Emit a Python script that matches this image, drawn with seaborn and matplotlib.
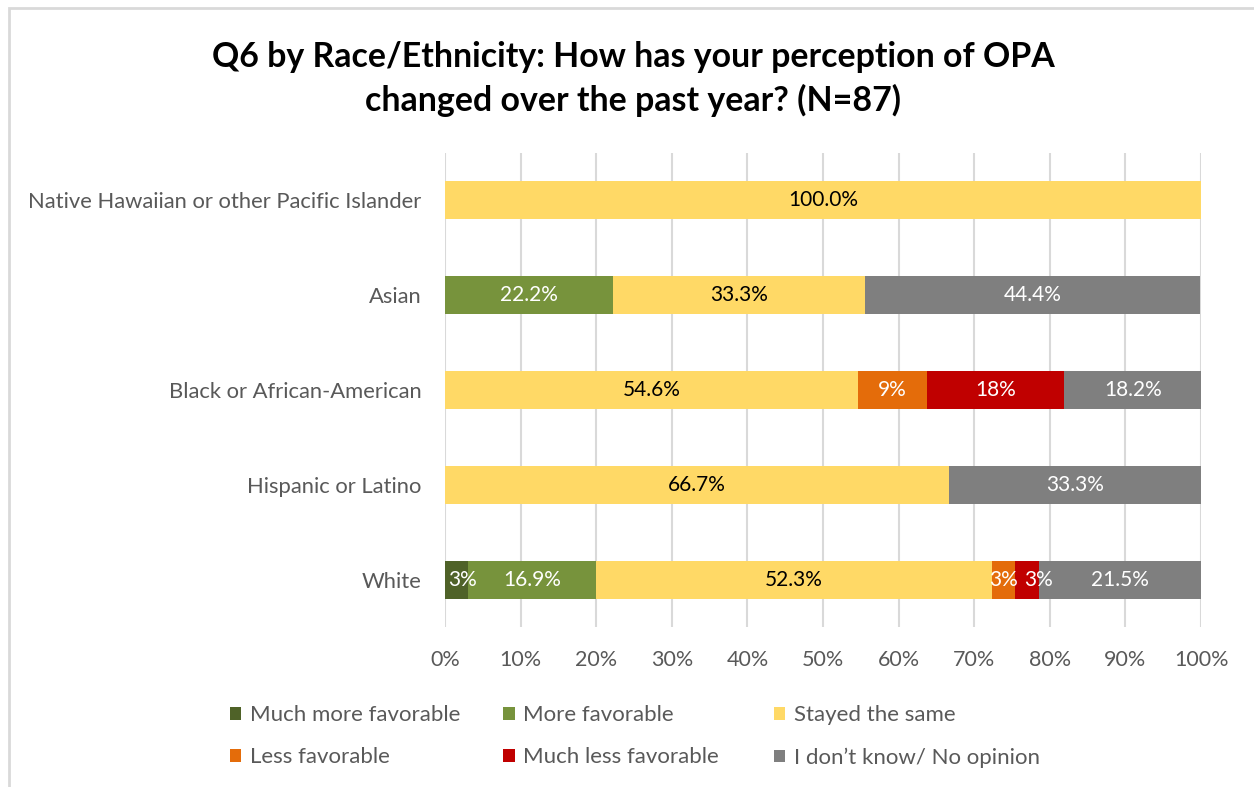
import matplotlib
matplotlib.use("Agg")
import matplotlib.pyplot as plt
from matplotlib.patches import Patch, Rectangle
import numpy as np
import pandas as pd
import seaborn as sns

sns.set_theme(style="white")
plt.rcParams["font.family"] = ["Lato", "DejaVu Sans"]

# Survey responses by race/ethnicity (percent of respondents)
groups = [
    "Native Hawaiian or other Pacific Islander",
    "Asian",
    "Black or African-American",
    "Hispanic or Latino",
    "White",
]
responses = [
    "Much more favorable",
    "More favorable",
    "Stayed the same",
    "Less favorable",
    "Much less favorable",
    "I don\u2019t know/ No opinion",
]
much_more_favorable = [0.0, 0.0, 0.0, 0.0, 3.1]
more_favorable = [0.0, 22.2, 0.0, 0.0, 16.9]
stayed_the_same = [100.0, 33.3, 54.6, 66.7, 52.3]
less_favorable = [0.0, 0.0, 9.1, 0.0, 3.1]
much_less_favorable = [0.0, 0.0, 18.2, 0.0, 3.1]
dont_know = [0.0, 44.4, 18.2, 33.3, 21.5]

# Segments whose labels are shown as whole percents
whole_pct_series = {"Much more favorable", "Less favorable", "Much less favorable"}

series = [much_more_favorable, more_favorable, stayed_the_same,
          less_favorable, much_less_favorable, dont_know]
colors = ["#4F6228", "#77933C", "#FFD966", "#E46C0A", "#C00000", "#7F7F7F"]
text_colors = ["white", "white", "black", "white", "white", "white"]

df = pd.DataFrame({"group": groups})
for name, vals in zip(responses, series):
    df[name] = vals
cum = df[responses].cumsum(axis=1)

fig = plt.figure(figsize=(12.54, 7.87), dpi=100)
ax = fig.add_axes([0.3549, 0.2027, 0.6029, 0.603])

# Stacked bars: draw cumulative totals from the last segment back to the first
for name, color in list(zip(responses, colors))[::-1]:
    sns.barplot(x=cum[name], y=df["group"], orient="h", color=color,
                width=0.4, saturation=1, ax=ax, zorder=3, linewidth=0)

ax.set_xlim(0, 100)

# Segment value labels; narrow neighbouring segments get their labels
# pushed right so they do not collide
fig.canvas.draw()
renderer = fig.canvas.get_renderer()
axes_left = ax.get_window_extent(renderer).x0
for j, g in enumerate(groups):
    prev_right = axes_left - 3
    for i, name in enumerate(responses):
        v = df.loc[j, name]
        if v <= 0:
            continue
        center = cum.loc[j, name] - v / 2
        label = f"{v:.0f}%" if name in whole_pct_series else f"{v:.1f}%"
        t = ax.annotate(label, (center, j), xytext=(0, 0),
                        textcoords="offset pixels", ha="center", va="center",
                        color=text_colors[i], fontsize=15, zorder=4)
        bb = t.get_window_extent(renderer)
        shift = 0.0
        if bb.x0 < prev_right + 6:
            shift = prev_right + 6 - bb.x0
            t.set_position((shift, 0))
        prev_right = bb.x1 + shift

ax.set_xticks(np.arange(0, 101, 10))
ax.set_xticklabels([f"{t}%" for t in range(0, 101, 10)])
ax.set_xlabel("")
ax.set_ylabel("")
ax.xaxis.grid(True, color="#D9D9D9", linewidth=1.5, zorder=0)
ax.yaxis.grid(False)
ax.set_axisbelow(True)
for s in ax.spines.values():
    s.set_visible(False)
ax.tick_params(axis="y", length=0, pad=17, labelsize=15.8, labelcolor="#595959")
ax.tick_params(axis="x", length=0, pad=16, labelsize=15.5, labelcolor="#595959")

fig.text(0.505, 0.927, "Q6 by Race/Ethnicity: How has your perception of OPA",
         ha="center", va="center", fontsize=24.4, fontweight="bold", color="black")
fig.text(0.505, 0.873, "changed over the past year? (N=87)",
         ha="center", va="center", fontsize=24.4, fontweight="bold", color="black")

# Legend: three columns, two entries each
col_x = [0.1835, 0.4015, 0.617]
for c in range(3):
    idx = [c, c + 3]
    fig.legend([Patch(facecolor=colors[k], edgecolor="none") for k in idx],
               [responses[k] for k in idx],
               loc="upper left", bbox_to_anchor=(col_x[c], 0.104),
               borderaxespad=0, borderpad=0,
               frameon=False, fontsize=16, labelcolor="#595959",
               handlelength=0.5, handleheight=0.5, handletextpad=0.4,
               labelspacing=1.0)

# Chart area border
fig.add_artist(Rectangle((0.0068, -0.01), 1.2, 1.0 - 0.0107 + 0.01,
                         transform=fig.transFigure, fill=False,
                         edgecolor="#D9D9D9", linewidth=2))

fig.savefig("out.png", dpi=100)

● ● ● ● ● ● ●

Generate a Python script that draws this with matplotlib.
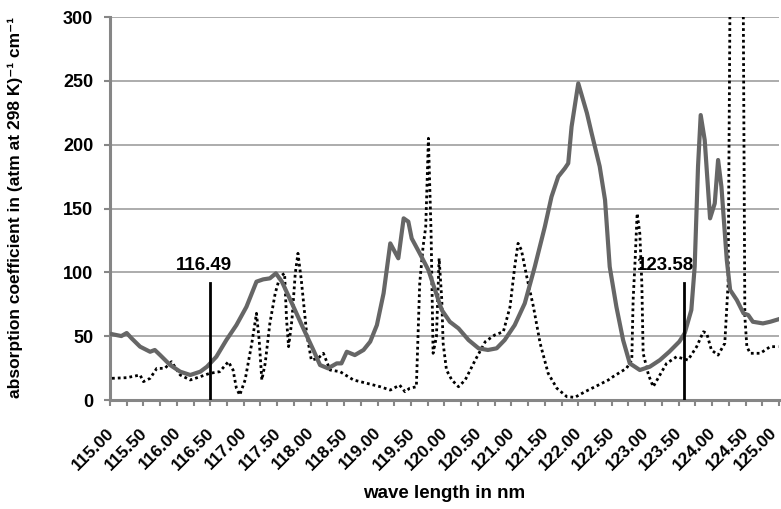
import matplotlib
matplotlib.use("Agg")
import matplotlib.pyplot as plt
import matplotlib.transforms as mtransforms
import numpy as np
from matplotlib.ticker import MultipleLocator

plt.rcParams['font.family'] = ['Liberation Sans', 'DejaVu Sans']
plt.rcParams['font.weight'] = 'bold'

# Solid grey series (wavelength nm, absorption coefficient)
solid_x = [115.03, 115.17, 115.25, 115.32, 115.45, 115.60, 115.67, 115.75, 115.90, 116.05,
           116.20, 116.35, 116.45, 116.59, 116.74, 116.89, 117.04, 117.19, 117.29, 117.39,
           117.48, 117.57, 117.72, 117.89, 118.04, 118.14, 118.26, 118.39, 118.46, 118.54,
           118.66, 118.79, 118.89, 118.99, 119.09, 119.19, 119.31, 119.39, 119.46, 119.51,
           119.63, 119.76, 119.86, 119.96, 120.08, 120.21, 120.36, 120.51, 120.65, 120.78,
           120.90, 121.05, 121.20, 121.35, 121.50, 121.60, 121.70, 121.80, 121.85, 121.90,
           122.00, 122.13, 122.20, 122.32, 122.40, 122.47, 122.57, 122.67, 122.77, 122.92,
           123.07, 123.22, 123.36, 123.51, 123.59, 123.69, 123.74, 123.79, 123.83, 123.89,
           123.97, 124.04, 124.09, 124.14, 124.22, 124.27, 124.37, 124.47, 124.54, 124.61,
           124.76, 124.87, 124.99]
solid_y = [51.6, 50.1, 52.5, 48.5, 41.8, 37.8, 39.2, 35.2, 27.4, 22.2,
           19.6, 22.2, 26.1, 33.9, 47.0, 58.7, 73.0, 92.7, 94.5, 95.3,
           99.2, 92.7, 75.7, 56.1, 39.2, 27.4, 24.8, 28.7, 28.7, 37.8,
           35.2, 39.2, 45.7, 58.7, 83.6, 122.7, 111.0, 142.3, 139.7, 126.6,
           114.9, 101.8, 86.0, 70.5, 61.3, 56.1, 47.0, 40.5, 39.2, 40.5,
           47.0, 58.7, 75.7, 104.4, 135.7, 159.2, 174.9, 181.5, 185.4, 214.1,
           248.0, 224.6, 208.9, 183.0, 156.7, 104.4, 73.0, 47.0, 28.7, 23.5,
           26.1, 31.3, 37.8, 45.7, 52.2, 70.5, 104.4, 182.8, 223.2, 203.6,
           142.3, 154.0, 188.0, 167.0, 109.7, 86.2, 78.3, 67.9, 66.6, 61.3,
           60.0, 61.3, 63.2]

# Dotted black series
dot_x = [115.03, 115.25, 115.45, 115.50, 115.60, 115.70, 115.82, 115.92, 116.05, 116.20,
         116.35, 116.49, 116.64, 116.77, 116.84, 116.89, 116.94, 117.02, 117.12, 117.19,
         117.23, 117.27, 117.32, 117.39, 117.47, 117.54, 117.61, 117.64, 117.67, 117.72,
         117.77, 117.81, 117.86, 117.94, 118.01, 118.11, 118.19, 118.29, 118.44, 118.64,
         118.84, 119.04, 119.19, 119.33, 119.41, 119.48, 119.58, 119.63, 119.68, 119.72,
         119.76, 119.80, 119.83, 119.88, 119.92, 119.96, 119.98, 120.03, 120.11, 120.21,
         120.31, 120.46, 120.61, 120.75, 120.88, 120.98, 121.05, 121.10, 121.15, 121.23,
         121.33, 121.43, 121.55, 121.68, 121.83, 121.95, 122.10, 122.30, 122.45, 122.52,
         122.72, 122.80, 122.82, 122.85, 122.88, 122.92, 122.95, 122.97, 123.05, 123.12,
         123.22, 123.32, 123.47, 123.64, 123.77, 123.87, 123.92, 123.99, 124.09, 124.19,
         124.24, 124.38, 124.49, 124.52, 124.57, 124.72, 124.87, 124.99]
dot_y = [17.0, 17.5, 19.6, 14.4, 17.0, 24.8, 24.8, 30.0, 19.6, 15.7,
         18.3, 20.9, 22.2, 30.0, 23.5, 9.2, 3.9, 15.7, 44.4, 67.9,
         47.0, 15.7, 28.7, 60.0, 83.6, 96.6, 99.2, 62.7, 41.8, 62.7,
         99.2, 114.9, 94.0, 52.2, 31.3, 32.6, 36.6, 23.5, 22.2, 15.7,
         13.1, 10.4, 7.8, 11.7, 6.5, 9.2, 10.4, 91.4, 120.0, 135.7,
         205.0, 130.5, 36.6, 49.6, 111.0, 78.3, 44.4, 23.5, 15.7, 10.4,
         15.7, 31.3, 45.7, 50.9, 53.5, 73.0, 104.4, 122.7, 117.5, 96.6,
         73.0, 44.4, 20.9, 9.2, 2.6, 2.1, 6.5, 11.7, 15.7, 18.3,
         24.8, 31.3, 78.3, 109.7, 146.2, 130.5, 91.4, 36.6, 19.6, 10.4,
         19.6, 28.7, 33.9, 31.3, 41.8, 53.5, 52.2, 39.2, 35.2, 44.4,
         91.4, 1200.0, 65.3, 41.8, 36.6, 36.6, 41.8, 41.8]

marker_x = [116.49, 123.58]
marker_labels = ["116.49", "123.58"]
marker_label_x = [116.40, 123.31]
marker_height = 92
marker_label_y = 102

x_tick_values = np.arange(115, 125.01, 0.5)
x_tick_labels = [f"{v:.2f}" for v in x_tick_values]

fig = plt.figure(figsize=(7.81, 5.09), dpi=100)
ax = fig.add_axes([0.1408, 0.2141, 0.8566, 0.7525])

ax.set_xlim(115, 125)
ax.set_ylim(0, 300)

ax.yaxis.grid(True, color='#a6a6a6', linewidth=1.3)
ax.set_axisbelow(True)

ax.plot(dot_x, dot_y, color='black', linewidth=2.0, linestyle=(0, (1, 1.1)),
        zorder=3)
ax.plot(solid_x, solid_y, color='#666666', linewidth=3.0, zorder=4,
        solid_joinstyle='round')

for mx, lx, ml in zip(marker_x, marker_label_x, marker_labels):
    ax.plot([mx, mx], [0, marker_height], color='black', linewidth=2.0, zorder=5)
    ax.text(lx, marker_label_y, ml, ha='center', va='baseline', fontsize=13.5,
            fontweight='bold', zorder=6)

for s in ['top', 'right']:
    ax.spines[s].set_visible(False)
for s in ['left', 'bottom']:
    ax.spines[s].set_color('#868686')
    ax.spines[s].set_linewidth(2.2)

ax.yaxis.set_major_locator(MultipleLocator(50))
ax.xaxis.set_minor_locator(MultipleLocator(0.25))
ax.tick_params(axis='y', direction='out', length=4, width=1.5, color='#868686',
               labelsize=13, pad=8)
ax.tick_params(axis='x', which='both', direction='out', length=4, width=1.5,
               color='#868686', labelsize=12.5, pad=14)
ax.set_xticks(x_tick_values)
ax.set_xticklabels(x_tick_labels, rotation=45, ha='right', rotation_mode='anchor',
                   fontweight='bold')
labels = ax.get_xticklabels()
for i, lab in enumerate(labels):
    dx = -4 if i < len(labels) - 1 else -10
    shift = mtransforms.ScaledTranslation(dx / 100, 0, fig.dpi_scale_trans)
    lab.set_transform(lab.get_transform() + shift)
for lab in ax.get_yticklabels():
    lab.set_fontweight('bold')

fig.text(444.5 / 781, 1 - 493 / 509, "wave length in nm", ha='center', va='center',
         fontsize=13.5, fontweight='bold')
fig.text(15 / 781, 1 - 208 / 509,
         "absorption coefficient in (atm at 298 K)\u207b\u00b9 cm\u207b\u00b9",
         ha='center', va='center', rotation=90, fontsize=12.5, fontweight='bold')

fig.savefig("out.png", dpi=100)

● ● ● ● ● ● ●

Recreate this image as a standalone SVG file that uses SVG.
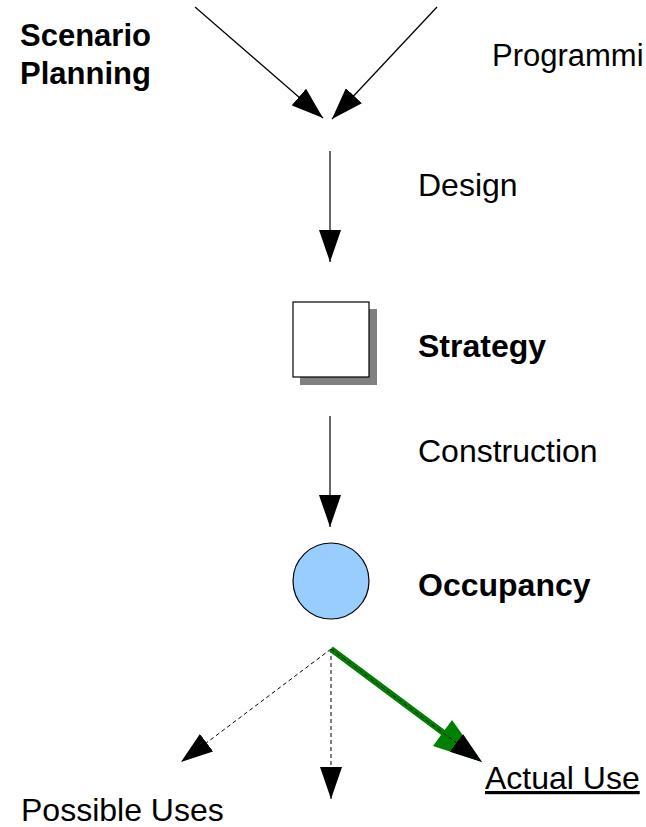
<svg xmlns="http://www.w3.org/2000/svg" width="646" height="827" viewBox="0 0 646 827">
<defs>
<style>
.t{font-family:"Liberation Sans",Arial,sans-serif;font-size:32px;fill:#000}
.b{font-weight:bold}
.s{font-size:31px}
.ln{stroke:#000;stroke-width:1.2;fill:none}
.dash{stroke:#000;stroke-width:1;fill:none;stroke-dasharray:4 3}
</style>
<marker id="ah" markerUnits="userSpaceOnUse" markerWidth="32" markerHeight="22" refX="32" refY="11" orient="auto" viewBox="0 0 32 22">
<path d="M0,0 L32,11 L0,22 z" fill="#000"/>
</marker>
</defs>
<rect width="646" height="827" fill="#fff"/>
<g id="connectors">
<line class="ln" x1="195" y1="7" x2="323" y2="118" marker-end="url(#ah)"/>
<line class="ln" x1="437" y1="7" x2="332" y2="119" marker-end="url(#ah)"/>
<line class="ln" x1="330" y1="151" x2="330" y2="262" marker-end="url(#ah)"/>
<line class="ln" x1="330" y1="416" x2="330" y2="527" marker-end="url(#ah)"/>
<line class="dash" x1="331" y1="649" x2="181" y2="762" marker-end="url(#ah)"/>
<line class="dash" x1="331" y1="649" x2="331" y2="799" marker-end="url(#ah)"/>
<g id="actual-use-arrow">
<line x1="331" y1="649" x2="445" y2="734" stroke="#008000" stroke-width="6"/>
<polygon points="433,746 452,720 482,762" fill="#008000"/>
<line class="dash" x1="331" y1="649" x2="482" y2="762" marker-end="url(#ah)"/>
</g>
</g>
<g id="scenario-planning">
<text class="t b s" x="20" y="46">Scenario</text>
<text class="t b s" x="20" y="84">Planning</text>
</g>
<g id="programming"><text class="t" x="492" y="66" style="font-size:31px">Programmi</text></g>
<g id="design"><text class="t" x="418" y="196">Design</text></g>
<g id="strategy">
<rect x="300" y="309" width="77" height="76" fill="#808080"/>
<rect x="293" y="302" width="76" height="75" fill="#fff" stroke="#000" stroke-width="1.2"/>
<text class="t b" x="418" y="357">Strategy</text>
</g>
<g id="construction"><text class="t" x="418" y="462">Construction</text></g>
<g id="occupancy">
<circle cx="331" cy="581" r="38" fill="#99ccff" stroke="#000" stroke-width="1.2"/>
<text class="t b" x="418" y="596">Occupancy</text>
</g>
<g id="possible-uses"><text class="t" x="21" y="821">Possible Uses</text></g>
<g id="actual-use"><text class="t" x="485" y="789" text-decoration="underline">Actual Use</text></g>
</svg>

● ● ● ● ● ● ●

To do:
Pictures excluded, give again exactly and only the lines of the material above from the line with "Generate a Python" through the line with "60.0, 61.3, 63.2]".

Reply:
Generate a Python script that draws this with matplotlib.
import matplotlib
matplotlib.use("Agg")
import matplotlib.pyplot as plt
import matplotlib.transforms as mtransforms
import numpy as np
from matplotlib.ticker import MultipleLocator

plt.rcParams['font.family'] = ['Liberation Sans', 'DejaVu Sans']
plt.rcParams['font.weight'] = 'bold'

# Solid grey series (wavelength nm, absorption coefficient)
solid_x = [115.03, 115.17, 115.25, 115.32, 115.45, 115.60, 115.67, 115.75, 115.90, 116.05,
           116.20, 116.35, 116.45, 116.59, 116.74, 116.89, 117.04, 117.19, 117.29, 117.39,
           117.48, 117.57, 117.72, 117.89, 118.04, 118.14, 118.26, 118.39, 118.46, 118.54,
           118.66, 118.79, 118.89, 118.99, 119.09, 119.19, 119.31, 119.39, 119.46, 119.51,
           119.63, 119.76, 119.86, 119.96, 120.08, 120.21, 120.36, 120.51, 120.65, 120.78,
           120.90, 121.05, 121.20, 121.35, 121.50, 121.60, 121.70, 121.80, 121.85, 121.90,
           122.00, 122.13, 122.20, 122.32, 122.40, 122.47, 122.57, 122.67, 122.77, 122.92,
           123.07, 123.22, 123.36, 123.51, 123.59, 123.69, 123.74, 123.79, 123.83, 123.89,
           123.97, 124.04, 124.09, 124.14, 124.22, 124.27, 124.37, 124.47, 124.54, 124.61,
           124.76, 124.87, 124.99]
solid_y = [51.6, 50.1, 52.5, 48.5, 41.8, 37.8, 39.2, 35.2, 27.4, 22.2,
           19.6, 22.2, 26.1, 33.9, 47.0, 58.7, 73.0, 92.7, 94.5, 95.3,
           99.2, 92.7, 75.7, 56.1, 39.2, 27.4, 24.8, 28.7, 28.7, 37.8,
           35.2, 39.2, 45.7, 58.7, 83.6, 122.7, 111.0, 142.3, 139.7, 126.6,
           114.9, 101.8, 86.0, 70.5, 61.3, 56.1, 47.0, 40.5, 39.2, 40.5,
           47.0, 58.7, 75.7, 104.4, 135.7, 159.2, 174.9, 181.5, 185.4, 214.1,
           248.0, 224.6, 208.9, 183.0, 156.7, 104.4, 73.0, 47.0, 28.7, 23.5,
           26.1, 31.3, 37.8, 45.7, 52.2, 70.5, 104.4, 182.8, 223.2, 203.6,
           142.3, 154.0, 188.0, 167.0, 109.7, 86.2, 78.3, 67.9, 66.6, 61.3,
           60.0, 61.3, 63.2]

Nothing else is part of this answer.